Now, I'm a guy. I don't understand purses. I don't get the big deal of why D&B is on par with Coach, or why Kate Spade is good, or any of that stuff. But Lucie's ecstatic, which is good enough for me. And after my first attempt to find relativity by asking if her finding the Dooney & Bourke purse is kind of like when I was able to find the Jerry Garcia-patterned Birkenstocks back when Gilroy had the Birk outlet store makes Lucie wince as though she just tried swallowing a pine cone, I stop trying to understand and am content with just seeing her happy.

Or, to be more precise, I'm content with just seeing her happy AND with talking her into stopping by Valley Fair Mall so I can press my face up against the glass like a child outside a candy store, only with a little more drooling. See, the weekend we're doing this is the same weekend that the new iPhone 3GS is out, and I want to enjoy the experience vicariously through others. I've still got a year on my indentured AT&T servitude, so can't really justify the extra money just to upgrade what is already an awesome phone.
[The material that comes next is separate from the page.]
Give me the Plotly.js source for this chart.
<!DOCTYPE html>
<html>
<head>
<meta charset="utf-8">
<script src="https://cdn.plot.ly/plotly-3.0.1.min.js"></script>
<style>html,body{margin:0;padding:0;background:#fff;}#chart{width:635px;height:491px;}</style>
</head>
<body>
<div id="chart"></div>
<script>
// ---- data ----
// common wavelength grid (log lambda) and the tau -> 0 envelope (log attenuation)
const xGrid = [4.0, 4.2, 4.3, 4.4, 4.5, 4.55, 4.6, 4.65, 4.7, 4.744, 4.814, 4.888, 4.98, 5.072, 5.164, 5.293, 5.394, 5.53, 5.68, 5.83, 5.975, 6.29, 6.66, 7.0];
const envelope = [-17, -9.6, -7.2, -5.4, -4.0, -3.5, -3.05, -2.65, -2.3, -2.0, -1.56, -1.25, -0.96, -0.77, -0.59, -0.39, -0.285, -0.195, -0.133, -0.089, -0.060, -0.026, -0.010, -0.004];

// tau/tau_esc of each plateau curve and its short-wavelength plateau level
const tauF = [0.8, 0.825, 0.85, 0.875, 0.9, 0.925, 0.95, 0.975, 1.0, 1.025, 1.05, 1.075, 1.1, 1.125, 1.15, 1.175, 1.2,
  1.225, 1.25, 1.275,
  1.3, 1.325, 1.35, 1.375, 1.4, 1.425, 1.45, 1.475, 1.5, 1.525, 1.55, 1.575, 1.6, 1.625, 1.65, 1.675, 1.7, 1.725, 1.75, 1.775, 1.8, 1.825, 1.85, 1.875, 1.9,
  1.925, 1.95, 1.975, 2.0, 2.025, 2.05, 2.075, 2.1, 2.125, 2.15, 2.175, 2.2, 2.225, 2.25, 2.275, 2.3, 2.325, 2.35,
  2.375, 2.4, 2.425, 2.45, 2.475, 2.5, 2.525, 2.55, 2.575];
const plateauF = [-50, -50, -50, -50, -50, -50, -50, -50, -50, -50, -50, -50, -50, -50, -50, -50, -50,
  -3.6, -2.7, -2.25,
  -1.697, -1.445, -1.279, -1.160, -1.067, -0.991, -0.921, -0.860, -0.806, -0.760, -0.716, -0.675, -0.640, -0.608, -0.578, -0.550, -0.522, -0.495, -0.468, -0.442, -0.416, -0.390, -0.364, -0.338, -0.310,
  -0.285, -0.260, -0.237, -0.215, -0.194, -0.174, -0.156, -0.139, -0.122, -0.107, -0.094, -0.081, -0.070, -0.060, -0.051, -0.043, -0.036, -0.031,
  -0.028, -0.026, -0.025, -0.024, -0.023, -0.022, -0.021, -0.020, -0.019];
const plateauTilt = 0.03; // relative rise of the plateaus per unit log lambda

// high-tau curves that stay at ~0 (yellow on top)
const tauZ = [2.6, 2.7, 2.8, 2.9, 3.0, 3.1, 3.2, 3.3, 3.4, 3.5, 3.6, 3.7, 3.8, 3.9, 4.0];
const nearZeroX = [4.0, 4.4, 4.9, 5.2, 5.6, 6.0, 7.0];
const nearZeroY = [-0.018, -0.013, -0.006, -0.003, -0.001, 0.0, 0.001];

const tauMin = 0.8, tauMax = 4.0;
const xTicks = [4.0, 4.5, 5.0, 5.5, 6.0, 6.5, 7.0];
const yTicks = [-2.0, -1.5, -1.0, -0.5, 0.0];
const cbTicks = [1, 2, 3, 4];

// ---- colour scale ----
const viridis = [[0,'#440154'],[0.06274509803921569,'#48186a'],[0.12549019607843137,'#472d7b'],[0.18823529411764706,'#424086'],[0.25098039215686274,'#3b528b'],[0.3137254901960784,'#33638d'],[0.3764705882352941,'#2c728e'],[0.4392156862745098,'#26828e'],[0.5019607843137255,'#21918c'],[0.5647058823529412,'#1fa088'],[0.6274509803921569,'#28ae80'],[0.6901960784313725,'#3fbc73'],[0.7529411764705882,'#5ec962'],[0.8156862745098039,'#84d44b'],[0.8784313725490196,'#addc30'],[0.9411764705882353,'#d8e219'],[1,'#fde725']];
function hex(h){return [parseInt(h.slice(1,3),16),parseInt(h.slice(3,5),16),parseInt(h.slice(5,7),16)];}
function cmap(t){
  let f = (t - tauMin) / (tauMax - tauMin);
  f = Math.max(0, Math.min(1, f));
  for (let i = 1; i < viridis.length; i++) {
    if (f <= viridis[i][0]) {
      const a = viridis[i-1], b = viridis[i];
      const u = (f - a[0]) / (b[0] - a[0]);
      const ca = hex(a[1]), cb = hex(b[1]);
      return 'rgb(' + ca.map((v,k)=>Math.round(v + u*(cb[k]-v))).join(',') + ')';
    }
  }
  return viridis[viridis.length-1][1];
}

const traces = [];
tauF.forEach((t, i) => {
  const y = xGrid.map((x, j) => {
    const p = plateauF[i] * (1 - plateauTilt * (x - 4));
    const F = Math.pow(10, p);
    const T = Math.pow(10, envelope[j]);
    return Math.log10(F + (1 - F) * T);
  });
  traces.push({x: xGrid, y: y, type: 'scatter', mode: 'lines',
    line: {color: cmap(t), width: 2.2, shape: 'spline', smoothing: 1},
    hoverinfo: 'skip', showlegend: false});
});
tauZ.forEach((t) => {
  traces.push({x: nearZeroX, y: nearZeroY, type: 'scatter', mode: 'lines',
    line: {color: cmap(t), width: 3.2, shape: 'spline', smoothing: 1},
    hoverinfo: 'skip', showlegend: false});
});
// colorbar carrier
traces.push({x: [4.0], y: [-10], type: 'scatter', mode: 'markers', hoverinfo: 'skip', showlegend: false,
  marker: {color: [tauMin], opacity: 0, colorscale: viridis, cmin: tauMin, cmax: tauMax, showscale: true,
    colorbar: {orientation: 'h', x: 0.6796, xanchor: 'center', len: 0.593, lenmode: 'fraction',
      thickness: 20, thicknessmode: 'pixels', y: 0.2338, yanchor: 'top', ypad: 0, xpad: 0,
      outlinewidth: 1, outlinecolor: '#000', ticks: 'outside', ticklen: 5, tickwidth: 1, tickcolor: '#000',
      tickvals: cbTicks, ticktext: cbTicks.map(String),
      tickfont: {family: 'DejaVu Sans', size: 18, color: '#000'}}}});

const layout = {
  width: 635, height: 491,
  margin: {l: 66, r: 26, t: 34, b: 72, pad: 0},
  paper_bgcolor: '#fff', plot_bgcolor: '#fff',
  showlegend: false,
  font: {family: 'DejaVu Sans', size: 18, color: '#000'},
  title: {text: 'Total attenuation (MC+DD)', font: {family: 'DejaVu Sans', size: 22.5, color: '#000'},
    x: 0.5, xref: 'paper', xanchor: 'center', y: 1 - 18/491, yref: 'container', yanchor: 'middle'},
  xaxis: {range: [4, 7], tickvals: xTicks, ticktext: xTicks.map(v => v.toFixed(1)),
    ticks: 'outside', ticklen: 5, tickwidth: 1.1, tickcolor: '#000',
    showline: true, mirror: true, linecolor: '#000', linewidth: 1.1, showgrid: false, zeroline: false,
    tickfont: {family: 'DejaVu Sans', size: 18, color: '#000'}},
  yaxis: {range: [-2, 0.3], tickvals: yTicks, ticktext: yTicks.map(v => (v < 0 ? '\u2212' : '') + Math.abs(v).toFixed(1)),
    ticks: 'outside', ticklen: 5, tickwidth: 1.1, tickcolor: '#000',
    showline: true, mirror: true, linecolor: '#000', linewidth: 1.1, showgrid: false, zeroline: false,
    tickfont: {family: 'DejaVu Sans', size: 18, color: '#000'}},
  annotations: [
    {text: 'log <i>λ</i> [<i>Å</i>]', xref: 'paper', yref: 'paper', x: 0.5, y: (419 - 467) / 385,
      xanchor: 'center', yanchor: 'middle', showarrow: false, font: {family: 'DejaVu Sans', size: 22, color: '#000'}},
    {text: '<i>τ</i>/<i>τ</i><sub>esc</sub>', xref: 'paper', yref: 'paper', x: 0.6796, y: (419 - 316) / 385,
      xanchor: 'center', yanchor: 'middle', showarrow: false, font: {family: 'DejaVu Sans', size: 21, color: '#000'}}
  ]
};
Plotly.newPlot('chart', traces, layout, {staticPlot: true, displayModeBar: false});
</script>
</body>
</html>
Thankfully, Lucie is still so dazed and slightly goofy from her recent retail conquest that she agrees to this, and we're off from the Nordstrom Rack to the Apple store (and yes, my wallet just hurt a little when I typed that.)

We arrive at Valley Fair and I prepare myself to silently mock those suckers who're willing to wait in line multiple hours just to buy the new iPhone on opening weekend (ignoring the fact that I waited in line for almost 3 hours LAST year to buy the iPhone 3G three weeks after it had come out.) Ha!, I mentally sneer, you losers are such technogeeks that you're willing to wait in a line of humanity 500 people long just so you can be the first one you know to get-- OH HOLY CRAP THERE'S ALMOST NO LINE! I want to be the first one I know to get this phone! I don't care HOW long it takes!

Willpower goes out the window like a cigarette butt on the freeway, and the dry roadside brush that is my plan to wait until next year before upgrading goes up in flames, fanned by my hyperventilating gasps of excitement and fed by the tinder of the rubber I burn running to the end of the line.

Half an hour later, I get to the front of the line, and experience eerily familiar fairly-like tinkling sounds and softly beckoning light from the 3.5-inch screens of the display phones. I nod absently at the words the Apple pimp is telling me without hearing a single word, mindlessly sign my name wherever he tells me to (if we ever have kids I think the first one might be going to Cupertino; I don't really know for sure) and try not to wet myself when I'm handed the box containing my new 32GB black iPhone 3GS.

Angels sing. Bunnies and predators dance together and rejoice. And, although it only lasted for just a hundredth of a second, I'm pretty sure peace was achieved in the Middle East.

Not knowing or caring why my finger has a drop of blood on it, or why the Apple pimp grows horns and laughs as he rolls up a contract written on parchment, I wander out of the Apple store and find my way home. I'm pretty sure I drove, or maybe Lucie drove while I held the iPhone box and made cooing noises, but at any rate I get home.

Shortly thereafter, Lucie gets my old iPhone 3G set up with her old phone number (sorry, Tmobile) and I change over to a family plan with AT&T, with dual data service plans so we can both surf the net on our glossy black rectangular surfboards.

Life is good.

Life is suddenly a bit more EXPENSIVE as well, but good nonetheless.